03/23/2015 10:39 EDT | Updated 05/23/2015 05:59 EDT

Family wonders why no AEDS in Walmart, company says evaluation ongoing

SASKATOON - The family of a Saskatoon man who went into cardiac arrest in the parking lot of a city Walmart wants to know why the retail giant doesn't have automated external defibrillators on hand.

John Tomchuk, who is 62, survived thanks to a pair of off-duty nurses who performed 20 minutes of cardio-pulmonary resuscitation and a third person who ran to another nearby store to get their AED.

Tomchuk's daughter, Lisa Kusch, says the nurses "could not have done the good job that they did without that third critical piece of equipment."
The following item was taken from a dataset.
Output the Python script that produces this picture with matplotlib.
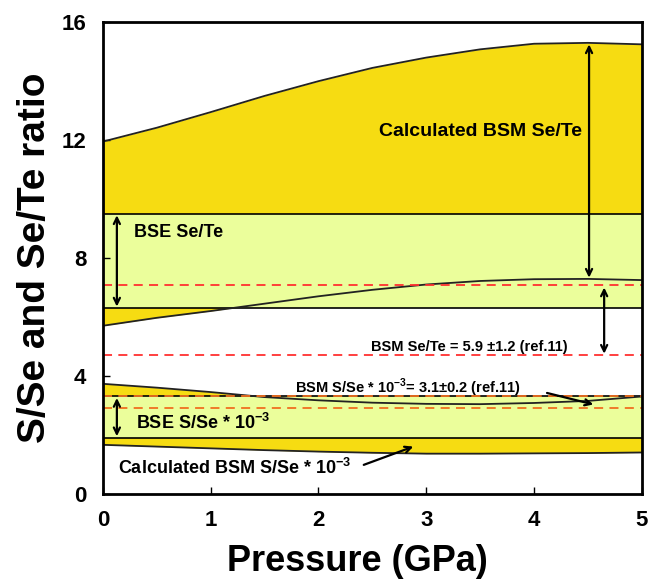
import matplotlib.pyplot as plt
import numpy as np

plt.rcParams['font.family'] = ['Liberation Sans', 'DejaVu Sans']
plt.rcParams['mathtext.fontset'] = 'custom'
plt.rcParams['mathtext.rm'] = 'Liberation Sans'
plt.rcParams['mathtext.bf'] = 'Liberation Sans:bold'

# pressure (GPa)
pressure = [0, 0.5, 1, 1.5, 2, 2.5, 3, 3.5, 4, 4.5, 5]

# calculated BSM Se/Te range
se_te_upper = [11.95, 12.42, 12.95, 13.5, 14.0, 14.45, 14.8, 15.08, 15.27, 15.3, 15.25]
se_te_lower = [5.7, 5.97, 6.2, 6.45, 6.7, 6.92, 7.1, 7.22, 7.28, 7.29, 7.25]

# calculated BSM S/Se * 1e-3 range
s_se_upper = [3.73, 3.6, 3.45, 3.28, 3.17, 3.09, 3.05, 3.04, 3.08, 3.15, 3.3]
s_se_lower = [1.66, 1.6, 1.54, 1.48, 1.43, 1.39, 1.36, 1.36, 1.37, 1.38, 1.4]

# BSE bands
bse_se_te = (6.3, 9.5)
bse_s_se = (1.9, 3.3)

# BSM reference values (ref.11)
bsm_se_te, bsm_se_te_err = 5.9, 1.2
bsm_s_se, bsm_s_se_err = 3.1, 0.2

GOLD = '#F6DC12'
LIGHT = '#EBFE9B'

fig = plt.figure(figsize=(6.51, 5.85), dpi=100)
ax = fig.add_axes([0.158, 0.156, 0.828, 0.806])

# calculated ranges
ax.fill_between(pressure, se_te_lower, se_te_upper, color=GOLD, lw=0)
ax.fill_between(pressure, s_se_lower, s_se_upper, color=GOLD, lw=0)

# BSE bands
for lo, hi in (bse_se_te, bse_s_se):
    ax.fill_between([0, 5], [lo, lo], [hi, hi], color=LIGHT, lw=0)
    ax.axhline(lo, color='black', lw=1.2)
    ax.axhline(hi, color='black', lw=1.2)

for curve in (se_te_upper, se_te_lower, s_se_upper, s_se_lower):
    ax.plot(pressure, curve, color='#222222', lw=1.3)

# reference lines
dash = (0, (5, 3.5))
ax.axhline(bsm_se_te + bsm_se_te_err, color='#FF3030', lw=1.3, ls=dash)
ax.axhline(bsm_se_te - bsm_se_te_err, color='#FF3030', lw=1.3, ls=dash)
ax.axhline(bsm_s_se + bsm_s_se_err, color='#F07020', lw=1.3, ls=dash)
ax.axhline(bsm_s_se - bsm_s_se_err, color='#F07020', lw=1.3, ls=dash)

# arrows
dbl = dict(arrowstyle='<->,head_length=0.45,head_width=0.22', color='black', lw=1.6,
           shrinkA=0, shrinkB=0)
one = dict(arrowstyle='->,head_length=0.45,head_width=0.22', color='black', lw=1.6,
           shrinkA=0, shrinkB=0)
ax.annotate('', xy=(4.51, 15.25), xytext=(4.51, 7.33), arrowprops=dbl)
ax.annotate('', xy=(0.13, 9.45), xytext=(0.13, 6.35), arrowprops=dbl)
ax.annotate('', xy=(4.65, 7.0), xytext=(4.65, 4.75), arrowprops=dbl)
ax.annotate('', xy=(0.13, 3.25), xytext=(0.13, 1.95), arrowprops=dbl)
ax.annotate('', xy=(4.55, 3.03), xytext=(4.12, 3.42), arrowprops=one)
ax.annotate('', xy=(2.88, 1.6), xytext=(2.42, 0.98), arrowprops=one)

# labels
ax.text(3.5, 12.3, 'Calculated BSM Se/Te', fontsize=14, fontweight='bold',
        ha='center', va='center')
ax.text(0.29, 8.85, 'BSE Se/Te', fontsize=13, fontweight='bold', va='center')
ax.text(2.49, 4.98, 'BSM Se/Te = 5.9 \u00b11.2 (ref.11)', fontsize=10.5, fontweight='bold',
        va='center')
ax.text(1.78, 3.6, 'BSM S/Se * 10$^{\\mathbf{-3}}$= 3.1\u00b10.2 (ref.11)', fontsize=10.5,
        fontweight='bold', va='center')
ax.text(0.31, 2.4, 'BSE S/Se * 10$^{\\mathbf{-3}}$', fontsize=13, fontweight='bold',
        va='center')
ax.text(0.14, 0.88, 'Calculated BSM S/Se * 10$^{\\mathbf{-3}}$', fontsize=13,
        fontweight='bold', va='center')

ax.set_xlim(0, 5)
ax.set_ylim(0, 16)
ax.set_xticks([0, 1, 2, 3, 4, 5])
ax.set_yticks([0, 4, 8, 12, 16])
ax.tick_params(direction='in', length=5, width=1, pad=12, labelsize=16)
for lab in ax.get_xticklabels() + ax.get_yticklabels():
    lab.set_fontweight('bold')
for sp in ax.spines.values():
    sp.set_linewidth(2)

ax.set_xlabel('Pressure (GPa)', fontsize=26, fontweight='bold', labelpad=9)
ax.xaxis.label.set_x(0.472)
ax.set_ylabel('S/Se and Se/Te ratio', fontsize=28, fontweight='bold', labelpad=6)

fig.savefig('out.png', dpi=100)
Alex Roberton, director of corporate affairs for Walmart Canada, says the company is "still in the process of evaluating the need and feasibility for our stores to maintain a defibrillator."

Roberton says every store has an employee on shift who is trained in CPR and first aid, noting that is the requirement by law.

Governments are recognizing the life-saving potential of AEDs, such as Manitoba, which enacted legislation in 2013 requiring the devices to be installed in high-traffic public places such as gyms, arenas, golf courses, schools and airports.

That same year, Prime Minister Stephen Harper announced $10 million in funding for AEDs in hockey arenas Canada-wide.

The Heart and Stroke Foundation says survival rates increase by 50 per cent if both defibrillation and CPR are administered in the first few minutes of a cardiac arrest; with each passing minute, that chance of survival drops by up to 10 per cent.

"We are working with governments and businesses to install AEDs in all public places, so that they are as common as fire extinguishers," the foundation said in a statement. "We encourage any business that has a high volume of customers or staff to consider installing one."

Tammy Reddekopp, who sells AEDs, said store employees are usually quick to adopt the idea of having an AED for emergencies, but corporate head offices will be reluctant in the face of liability concerns.

"They still have this idea that it's this big medical procedure like they'd see on TV where there's these paddles and stuff like that, so they're uncomfortable with having that in their company, feeling that there might be a liability," Reddekopp said.

"But it isn't a medical act. This is no different than offering someone a first-aid kit with Band-aids."